Together, these design choices demonstrate a balanced approach that enforces device trust while supporting diverse enterprise device environments.
Conditional Access Design Principles Behind This Policy
At its core, this Conditional Access compliant device policy reflects several key design principles used in modern identity security.
One principle is device trust enforcement. Rather than assuming all devices are equal, Conditional Access evaluates whether the endpoint itself meets organizational standards before allowing access to sensitive services.
Another principle is broad coverage across sign-in methods. By including browser access and modern authentication clients, the policy ensures consistent enforcement across different application access scenarios.
The policy also demonstrates flexible trust evaluation. Supporting both compliant devices and directory-joined devices allows organizations to accommodate different device management models while still maintaining strong security boundaries.
These principles together align closely with Zero Trust strategies, where access decisions consider identity, device state, and context before granting entry to protected resources.
Final Thoughts
Conditional Access compliant device policies represent one of the most effective ways organizations can ensure that cloud applications are accessed only from trusted endpoints.
By requiring devices to meet either compliance requirements or directory trust, this policy establishes a clear standard for device security before users reach protected applications.

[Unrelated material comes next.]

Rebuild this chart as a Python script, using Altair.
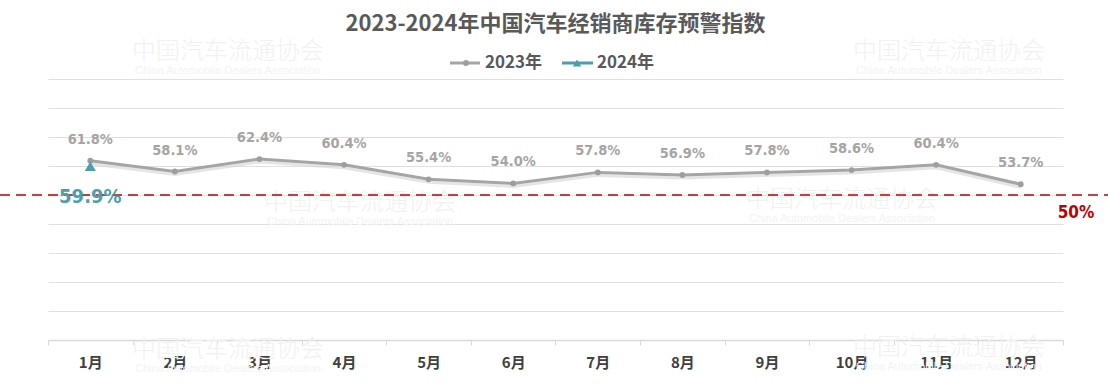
import altair as alt
import pandas as pd

# ---- data ----
months = ["1月", "2月", "3月", "4月", "5月", "6月", "7月", "8月", "9月", "10月", "11月", "12月"]
values_2023 = [61.8, 58.1, 62.4, 60.4, 55.4, 54.0, 57.8, 56.9, 57.8, 58.6, 60.4, 53.7]
months_2024 = ["1月"]
values_2024 = [59.9]
series_names = ["2023年", "2024年"]
threshold = [50]
threshold_label = "50%"
y_gridlines = [0, 10, 20, 30, 40, 50, 60, 70, 80, 90]
chart_title = "2023-2024年中国汽车经销商库存预警指数"
watermark_cn = "中国汽车流通协会"
watermark_en = "China Automobile Dealers Association"

GRAY = "#A5A5A5"
TEAL = "#4A9FAD"
RED = "#C00000"
CJK = "Noto Sans CJK SC"
NARROW = "Liberation Sans Narrow, Arial Narrow, DejaVu Sans Condensed, sans-serif"

df23 = pd.DataFrame({"month": months, "value": values_2023, "series": series_names[0]})
df24 = pd.DataFrame({"month": months_2024, "value": values_2024, "series": series_names[1]})
df_thr = pd.DataFrame({"value": threshold})

x_enc = alt.X(
    "month:N",
    sort=months,
    scale=alt.Scale(type="band", domain=months, paddingInner=0, paddingOuter=0),
    axis=alt.Axis(
        title=None, labelAngle=0, grid=False,
        domainColor="#D9D9D9", domainWidth=1.5,
        tickColor="#D9D9D9", tickSize=5, tickBand="extent", tickWidth=1,
        labelFont=CJK, labelFontSize=15, labelFontWeight="bold",
        labelColor="#404040", labelPadding=10,
    ),
)
y_enc = alt.Y(
    "value:Q",
    scale=alt.Scale(domain=[0, 90], nice=False, zero=True),
    axis=alt.Axis(
        title=None, values=y_gridlines, labels=False, ticks=False, domain=False,
        grid=True, gridColor="#E0E0E0", gridWidth=1,
    ),
)

base23 = alt.Chart(df23).encode(x=x_enc, y=y_enc)
base24 = alt.Chart(df24).encode(x=x_enc, y=y_enc)
base_thr = alt.Chart(df_thr).encode(y=y_enc)

# ---- watermarks (decorative) ----
wm_layers = []
wm_spots = [(180, -27), (901, -27), (312, 124), (794, 121), (180, 271), (901, 269)]
for cx, cy in wm_spots:
    wm_layers.append(
        alt.Chart(df_thr).mark_text(
            text=watermark_cn, font=CJK, fontSize=24, fontWeight=300, color="#F1F1F1",
            align="center", baseline="middle"
        ).encode(x=alt.value(cx), y=alt.value(cy))
    )
    wm_layers.append(
        alt.Chart(df_thr).mark_text(
            text=watermark_en, font="Liberation Sans, sans-serif", fontSize=11, color="#F3F3F3",
            align="center", baseline="middle"
        ).encode(x=alt.value(cx), y=alt.value(cy + 19))
    )

# ---- threshold line ----
thr_rule = base_thr.mark_rule(color=RED, strokeDash=[10, 6], strokeWidth=1.5).encode(
    x=alt.value(-48), x2=alt.value(1060)
)
thr_text = base_thr.mark_text(
    text=threshold_label, font=NARROW, fontSize=17, fontWeight="bold", color=RED,
    align="center", baseline="middle", dy=18
).encode(x=alt.value(1028))

# ---- 2023 series ----
shadow23 = base23.mark_line(color="#D4D4D4", strokeWidth=3, opacity=0.6, yOffset=3)
line23 = base23.mark_line(color=GRAY, strokeWidth=3)
pts23 = base23.mark_point(shape="circle", filled=True, size=34, color="#9E9E9E", opacity=1)
lab23 = base23.mark_text(
    font=NARROW, fontSize=14.5, fontWeight="bold", color=GRAY, dy=-21, baseline="middle"
).transform_calculate(lbl="format(datum.value, '.1f') + '%'").encode(text="lbl:N")

# ---- 2024 series ----
pts24 = base24.mark_point(shape="triangle-up", filled=True, size=120, color=TEAL, opacity=1)
lab24 = base24.mark_text(
    font=NARROW, fontSize=20, fontWeight="bold", color=TEAL, dy=31, baseline="middle"
).transform_calculate(lbl="format(datum.value, '.1f') + '%'").encode(text="lbl:N")

# ---- legend (manual: line + marker) ----
leg_y = -16
legend_layers = [
    alt.Chart(df_thr).mark_rule(color=GRAY, strokeWidth=3).encode(
        x=alt.value(402), x2=alt.value(432), y=alt.value(leg_y)),
    alt.Chart(df_thr).mark_point(shape="circle", filled=True, size=34, color="#9E9E9E", opacity=1).encode(
        x=alt.value(418), y=alt.value(leg_y)),
    alt.Chart(df_thr).mark_text(text=series_names[0], font=CJK, fontSize=17, fontWeight="bold",
                                color="#595959", align="left", baseline="middle").encode(
        x=alt.value(437), y=alt.value(leg_y)),
    alt.Chart(df_thr).mark_rule(color=TEAL, strokeWidth=3).encode(
        x=alt.value(514), x2=alt.value(545), y=alt.value(leg_y)),
    alt.Chart(df_thr).mark_point(shape="triangle-up", filled=True, size=70, color=TEAL, opacity=1).encode(
        x=alt.value(529), y=alt.value(leg_y)),
    alt.Chart(df_thr).mark_text(text=series_names[1], font=CJK, fontSize=17, fontWeight="bold",
                                color="#595959", align="left", baseline="middle").encode(
        x=alt.value(549), y=alt.value(leg_y)),
]

chart = alt.layer(
    *wm_layers, shadow23, line23, thr_rule, pts23, lab23, pts24, lab24, thr_text, *legend_layers
).properties(
    width=1015,
    height=261,
    background="white",
    padding={"left": 48, "top": 79, "right": 45, "bottom": 45},
    autosize=alt.AutoSizeParams(type="none"),
    title=alt.TitleParams(
        chart_title, font=CJK, fontSize=22, fontWeight="bold", color="#595959",
        anchor="middle", offset=4,
    ),
).configure_view(strokeWidth=0, strokeOpacity=0)

chart.save("out.html", embed_options={"renderer": "svg", "actions": False})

The design balances flexibility with strong security by allowing multiple trusted device states while maintaining strict access conditions.
For organizations building a mature Conditional Access framework, policies like this serve as a critical layer in the overall identity security architecture. They ensure that even when users authenticate successfully, the device they use must also meet the organization’s security expectations.
In modern Microsoft Entra environments, combining identity verification with device trust is no longer optional. It is a fundamental step toward securing cloud access in a distributed and device-diverse world.